McDonalds is a leading company in food service retail. It boasts of more than 33, 000 restaurants, which serve almost 68 million, people daily. These local restaurants are found in 119 countries around the world. McDonalds is a publicly traded hospitality company, and it sells registered securities like stock and bonds to the public, through the stock exchange.
McDonalds has more than 1.7 million employees all over the world, and they occupy the restraint and corporate positions. Jim skinner is the company’s vice chairman and CEO. Most of McDonald’s restaurants are individually owned and, they are locally operated by women and men. In fact, a percentage of more than eighty is owned by individuals. The company’s goal is to become the customer’s favourite in terms of place and service delivery as well as quality (McDonalds, 2012).
McDonalds’ CEO’s report
Jim Skinner, McDonalds CEO, credits McDonalds as having been in business for 55 years, and it has achieved the status of being the most recognised and favourable brands across the globe. Skinner looks at this success as not only a privilege, but also a responsibility (Bartiromo, 2010).
Jim Skinner attributes McDonald’s success to social responsibility, and social responsibility is a piece of McDonald’s heritage. Jim skinner has a record of implementing positive change by partnering, action and record. Skinner affirms that McDonalds will go on using scope, size and influence in order to form a positive change and difference for children, families and societies across the globe.
This step will in turn create value for the company’s stakeholders as well as the company itself. Jim Skinner asserts that McDonalds aims at making a difference by acting in the following five key areas; well- being and nutrition, environmental responsibility, a sustainable supply chain, the community and the employees’ experience (McDonalds, 2012).
According to McDonald’s CEO’s report, the company works to reduce the energy use and to support the community at the restaurant level. At the market and industry level, the company works at evolving the menus, addressing the balance and the use of sustainable sourcing promotion.
McDonald’s mission statement is to be its customer’s favourite place and the way to eat. The mission aligns with the company’s deeds, as the company’s restaurants have managed to become the most preferred, fast food joints. McDonald’s operations are focused across a global strategy referred to as the Plan to Win.
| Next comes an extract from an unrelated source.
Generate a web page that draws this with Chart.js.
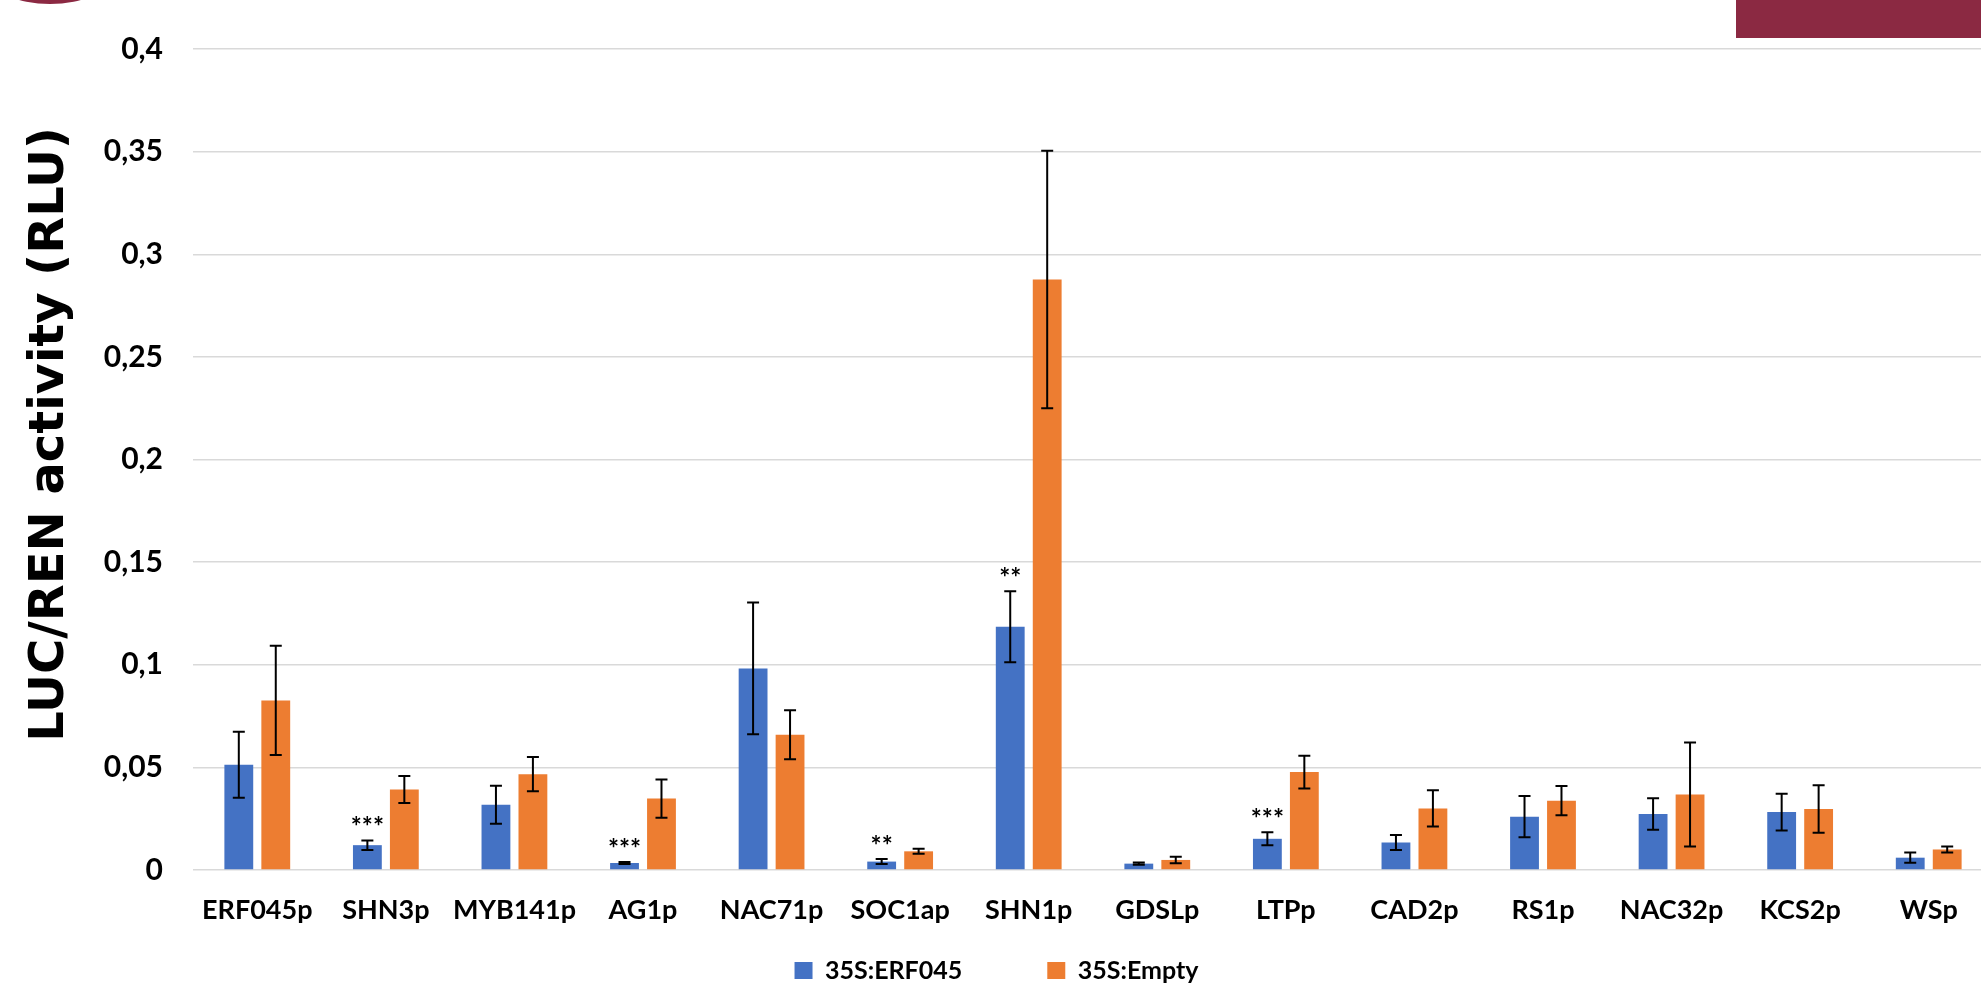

The global strategy centres around customers experience, focusing on people, place, products, price and promotion. This strategy aids the McDonalds Company and restaurants in achieving commitment to continuously enhance customers’ experience by improving their operations (Bartiromo, 2010).
McDonalds Company understands that people want high tasting quality and quality food, and speeds when offering the services since people are always on the move. In line with the company’s mission, McDonalds has managed to provide affordable choices for their customers every day. This has helped the company to gain the customer’s trust and favour, becoming the most preferred restaurants and serving 68 million customers daily.
Financial health and performance predictability
Basing on the 2007- 2010 annual financial reports for the McDonalds, the company’s health is stable. From the balance sheet, it is apparent that the financial health of the McDonalds Company is steady and does not face any risk of collapsing.
Basing on the five year trend from 2007- 2010, the total current assets rose from 3.58B US$ in 2007, to 4.37b US$ in 2010. The total liabilities in 2010 were 17.34B US$, while, the total assets in the same year were 31.98B US$. The cash flow statement shows that the net income before extraordinaire, rose to 4.95B US$ in 2010, from 2.34B US$ in 2007 (Market Watch, 2011).
The income statement shows that the net income of the McDonalds Company has been on the increase from 2007 to 2010. In 2007, it was at 2.34B US$ rising to 5.5B US$ in 2010. The net income growth has also been on the rise from 5.51% in 2009, to 11.26% in 2011 (Market watch, 2011). It is apparent, therefore, that the financial health of the McDonalds Company is not going to suffer a relapse in the near future (Bragg, 2007).
From the annual report, the McDonalds company performance can be predicted in the next five years. Accruing to the fact that the net income growth has been on the rise in the last five successive years, from 5.51% in 2009, to 11.26% in 2011, it is clear that McDonalds will register the same growth in the next five years.
Despite depreciation, the McDonalds has managed to steer itself forward. The total Assets has been on the rise from 29.39B US$ in 2007 to 31.98B US$ in 2010. This has registered a 5.79% total growth of assets in 2010 from -3.16% in 2008. This pace gives room to predict the performance of the Company as promising, when all other factors are constant like inflation.
McDonalds being the leading fast food retailer has proved its power and worth across the globe by having the most joints and commanding the highest clientele. The success is accrued to social responsibility, good leadership and putting the customer’s needs first. Offering a variety of choices for the customers is also another succeeding factor for the McDonalds as well as giving the ownership and management at the local restaurant level.
Bartiromo, M. (2010, November 15). McDonalds thrives as it sticks to its game plan for success. USA Today. Retrieved from http://www.usatoday.com/money/companies/management/bartiromo/2010-11- 15-bartiromo15_ST_N.htm
Bragg, S. (2007). Financial analysis: a controller’s guide. 2nd ed. New Jersey: John Willey & Sons, Inc.